Short problem
Using the records below, please work out how many lines contain "code"; answer with the number alone.

──────────────────────────────

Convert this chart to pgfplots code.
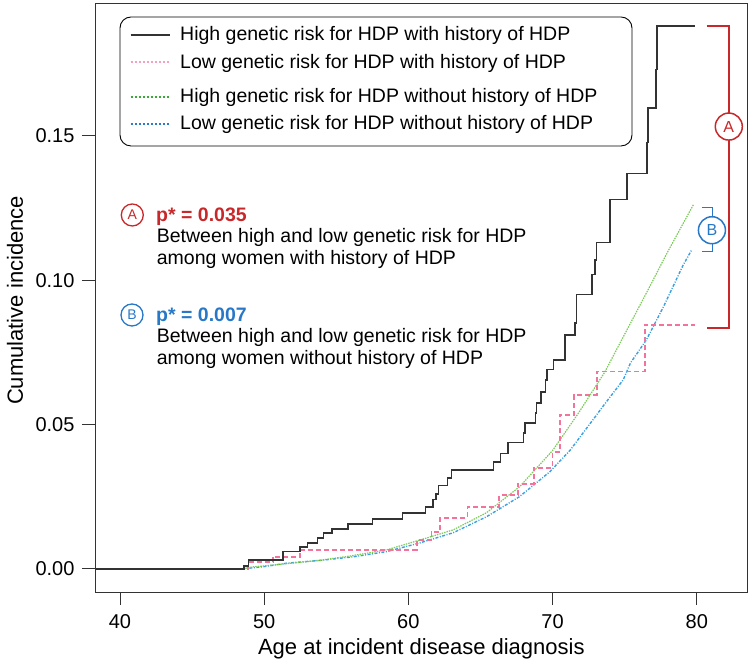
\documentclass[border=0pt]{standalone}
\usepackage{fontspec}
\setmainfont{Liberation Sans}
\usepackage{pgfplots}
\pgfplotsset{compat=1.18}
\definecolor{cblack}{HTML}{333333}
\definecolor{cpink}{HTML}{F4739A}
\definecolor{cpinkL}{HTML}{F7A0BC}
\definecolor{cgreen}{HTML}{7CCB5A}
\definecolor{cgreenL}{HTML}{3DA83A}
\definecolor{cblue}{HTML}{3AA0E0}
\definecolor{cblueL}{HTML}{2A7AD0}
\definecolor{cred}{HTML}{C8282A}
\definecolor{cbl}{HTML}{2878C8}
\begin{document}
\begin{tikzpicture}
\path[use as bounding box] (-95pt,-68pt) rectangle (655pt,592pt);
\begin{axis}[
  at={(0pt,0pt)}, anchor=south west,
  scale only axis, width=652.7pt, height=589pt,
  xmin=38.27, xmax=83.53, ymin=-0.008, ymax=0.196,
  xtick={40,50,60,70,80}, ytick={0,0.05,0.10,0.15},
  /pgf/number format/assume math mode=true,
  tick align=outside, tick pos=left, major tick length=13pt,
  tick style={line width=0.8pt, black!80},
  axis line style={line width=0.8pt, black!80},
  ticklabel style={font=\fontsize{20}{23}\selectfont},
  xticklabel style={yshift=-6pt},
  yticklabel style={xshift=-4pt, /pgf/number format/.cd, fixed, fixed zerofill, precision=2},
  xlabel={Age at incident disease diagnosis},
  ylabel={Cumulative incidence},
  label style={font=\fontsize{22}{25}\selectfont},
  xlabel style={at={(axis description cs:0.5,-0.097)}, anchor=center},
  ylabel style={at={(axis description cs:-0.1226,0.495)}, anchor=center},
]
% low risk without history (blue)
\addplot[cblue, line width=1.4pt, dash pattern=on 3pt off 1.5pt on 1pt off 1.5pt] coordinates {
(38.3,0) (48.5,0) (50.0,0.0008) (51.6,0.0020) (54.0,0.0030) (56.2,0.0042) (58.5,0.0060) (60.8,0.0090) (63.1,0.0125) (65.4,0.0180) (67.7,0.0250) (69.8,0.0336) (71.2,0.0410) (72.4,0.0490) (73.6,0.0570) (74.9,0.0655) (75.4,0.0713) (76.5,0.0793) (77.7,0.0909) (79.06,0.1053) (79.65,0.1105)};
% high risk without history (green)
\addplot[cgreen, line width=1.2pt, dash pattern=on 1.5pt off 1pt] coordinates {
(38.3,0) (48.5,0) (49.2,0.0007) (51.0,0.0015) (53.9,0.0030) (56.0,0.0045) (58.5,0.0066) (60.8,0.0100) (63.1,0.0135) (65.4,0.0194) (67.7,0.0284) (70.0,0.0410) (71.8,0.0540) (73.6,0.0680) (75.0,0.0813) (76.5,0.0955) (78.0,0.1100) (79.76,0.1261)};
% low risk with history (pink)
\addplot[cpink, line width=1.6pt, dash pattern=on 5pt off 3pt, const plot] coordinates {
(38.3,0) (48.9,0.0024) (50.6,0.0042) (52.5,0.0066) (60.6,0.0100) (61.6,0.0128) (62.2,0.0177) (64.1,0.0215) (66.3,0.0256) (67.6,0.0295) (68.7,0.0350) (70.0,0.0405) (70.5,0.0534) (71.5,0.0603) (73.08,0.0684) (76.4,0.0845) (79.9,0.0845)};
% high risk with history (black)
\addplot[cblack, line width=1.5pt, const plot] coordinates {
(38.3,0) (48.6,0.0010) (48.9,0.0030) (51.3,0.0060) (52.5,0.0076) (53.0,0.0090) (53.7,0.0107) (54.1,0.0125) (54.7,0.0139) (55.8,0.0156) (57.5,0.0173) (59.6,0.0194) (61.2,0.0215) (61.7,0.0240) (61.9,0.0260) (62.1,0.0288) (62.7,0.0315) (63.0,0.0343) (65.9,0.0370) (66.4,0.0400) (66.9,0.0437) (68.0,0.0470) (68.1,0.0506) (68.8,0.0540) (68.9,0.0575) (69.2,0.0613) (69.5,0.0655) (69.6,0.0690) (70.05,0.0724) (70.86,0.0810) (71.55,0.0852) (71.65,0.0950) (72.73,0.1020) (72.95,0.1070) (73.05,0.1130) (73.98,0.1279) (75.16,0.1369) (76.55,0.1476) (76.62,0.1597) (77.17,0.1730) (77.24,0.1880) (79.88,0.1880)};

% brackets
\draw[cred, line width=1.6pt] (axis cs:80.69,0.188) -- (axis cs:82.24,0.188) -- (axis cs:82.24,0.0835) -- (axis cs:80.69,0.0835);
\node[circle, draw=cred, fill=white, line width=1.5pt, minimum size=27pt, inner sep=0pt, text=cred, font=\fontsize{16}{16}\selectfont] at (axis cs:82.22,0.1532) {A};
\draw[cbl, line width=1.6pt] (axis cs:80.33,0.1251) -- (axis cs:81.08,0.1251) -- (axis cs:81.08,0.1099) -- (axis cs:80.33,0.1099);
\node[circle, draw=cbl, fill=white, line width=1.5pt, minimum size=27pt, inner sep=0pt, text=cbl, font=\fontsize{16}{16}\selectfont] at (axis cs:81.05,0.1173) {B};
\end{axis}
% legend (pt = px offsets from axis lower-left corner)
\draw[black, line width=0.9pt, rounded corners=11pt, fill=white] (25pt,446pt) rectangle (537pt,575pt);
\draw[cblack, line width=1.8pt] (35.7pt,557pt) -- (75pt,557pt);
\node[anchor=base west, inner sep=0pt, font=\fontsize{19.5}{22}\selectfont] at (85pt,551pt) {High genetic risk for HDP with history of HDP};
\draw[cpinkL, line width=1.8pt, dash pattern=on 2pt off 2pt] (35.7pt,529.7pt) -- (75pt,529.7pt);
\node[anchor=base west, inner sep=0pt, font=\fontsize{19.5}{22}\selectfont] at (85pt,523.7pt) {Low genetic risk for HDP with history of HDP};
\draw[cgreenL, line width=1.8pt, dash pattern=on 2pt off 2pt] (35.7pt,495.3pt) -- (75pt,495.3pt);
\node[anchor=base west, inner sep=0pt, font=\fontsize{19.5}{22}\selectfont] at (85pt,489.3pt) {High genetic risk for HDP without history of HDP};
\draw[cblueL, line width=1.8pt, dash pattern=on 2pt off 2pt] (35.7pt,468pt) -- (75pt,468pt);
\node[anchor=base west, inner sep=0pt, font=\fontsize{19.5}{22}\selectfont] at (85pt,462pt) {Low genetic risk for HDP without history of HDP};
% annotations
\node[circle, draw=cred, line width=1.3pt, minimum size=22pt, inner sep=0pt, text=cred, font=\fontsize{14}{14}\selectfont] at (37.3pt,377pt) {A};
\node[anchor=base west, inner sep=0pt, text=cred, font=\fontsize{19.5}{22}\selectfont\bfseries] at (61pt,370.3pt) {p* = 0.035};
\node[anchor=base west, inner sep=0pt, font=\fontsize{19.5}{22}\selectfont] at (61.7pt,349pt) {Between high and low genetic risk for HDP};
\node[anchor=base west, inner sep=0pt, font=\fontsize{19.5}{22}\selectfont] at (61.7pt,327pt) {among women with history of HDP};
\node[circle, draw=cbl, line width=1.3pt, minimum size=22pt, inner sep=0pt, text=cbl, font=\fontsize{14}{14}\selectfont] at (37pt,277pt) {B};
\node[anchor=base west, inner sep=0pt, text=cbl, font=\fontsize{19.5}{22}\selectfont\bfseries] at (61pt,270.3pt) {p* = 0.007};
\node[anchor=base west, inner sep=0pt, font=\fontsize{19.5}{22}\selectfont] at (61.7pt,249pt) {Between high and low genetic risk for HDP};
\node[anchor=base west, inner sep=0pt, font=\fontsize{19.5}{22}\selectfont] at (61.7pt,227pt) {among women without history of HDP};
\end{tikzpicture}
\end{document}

──────────────────────────────

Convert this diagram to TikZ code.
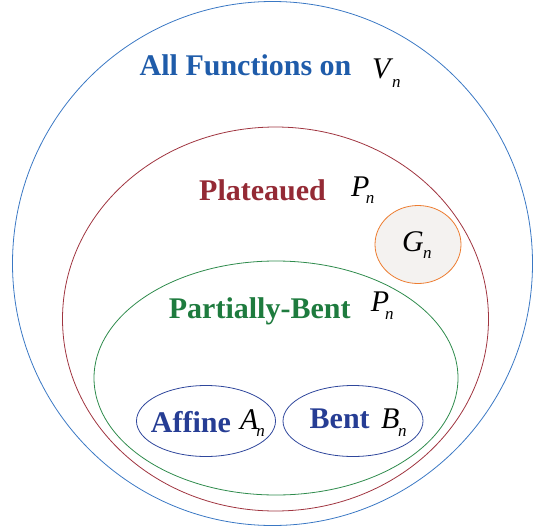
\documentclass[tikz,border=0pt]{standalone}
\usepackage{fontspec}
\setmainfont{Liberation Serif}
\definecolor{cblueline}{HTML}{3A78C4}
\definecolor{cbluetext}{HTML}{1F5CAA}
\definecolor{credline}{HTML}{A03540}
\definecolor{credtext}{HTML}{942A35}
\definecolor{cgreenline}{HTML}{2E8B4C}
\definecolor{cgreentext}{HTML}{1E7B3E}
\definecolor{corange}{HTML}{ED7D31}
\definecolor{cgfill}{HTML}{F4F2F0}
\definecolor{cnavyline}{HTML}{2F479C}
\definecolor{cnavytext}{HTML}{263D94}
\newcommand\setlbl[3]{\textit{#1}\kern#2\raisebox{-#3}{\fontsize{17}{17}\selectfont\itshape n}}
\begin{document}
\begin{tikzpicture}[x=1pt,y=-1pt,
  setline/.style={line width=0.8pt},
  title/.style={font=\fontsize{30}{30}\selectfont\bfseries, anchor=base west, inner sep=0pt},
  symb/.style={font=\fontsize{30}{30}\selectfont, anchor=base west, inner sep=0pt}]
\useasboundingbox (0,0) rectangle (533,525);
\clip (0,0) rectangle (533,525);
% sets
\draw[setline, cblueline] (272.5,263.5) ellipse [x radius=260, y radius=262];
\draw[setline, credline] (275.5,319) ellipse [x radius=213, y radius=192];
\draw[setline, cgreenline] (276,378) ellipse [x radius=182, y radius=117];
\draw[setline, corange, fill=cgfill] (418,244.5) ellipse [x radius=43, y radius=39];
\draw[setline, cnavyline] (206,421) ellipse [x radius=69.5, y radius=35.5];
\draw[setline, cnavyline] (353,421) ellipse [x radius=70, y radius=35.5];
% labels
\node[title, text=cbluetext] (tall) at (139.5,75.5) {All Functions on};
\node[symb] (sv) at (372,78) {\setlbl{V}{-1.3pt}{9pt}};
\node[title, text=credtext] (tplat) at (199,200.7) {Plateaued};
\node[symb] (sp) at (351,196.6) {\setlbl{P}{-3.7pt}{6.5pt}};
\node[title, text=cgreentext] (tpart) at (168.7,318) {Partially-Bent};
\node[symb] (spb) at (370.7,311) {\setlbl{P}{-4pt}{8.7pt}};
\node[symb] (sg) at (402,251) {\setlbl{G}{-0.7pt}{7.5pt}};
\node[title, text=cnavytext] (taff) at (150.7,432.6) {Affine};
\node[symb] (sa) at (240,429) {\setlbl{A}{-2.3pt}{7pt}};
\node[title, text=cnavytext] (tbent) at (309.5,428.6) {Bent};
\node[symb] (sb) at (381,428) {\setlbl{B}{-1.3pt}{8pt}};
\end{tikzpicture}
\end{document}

──────────────────────────────

Finished task
2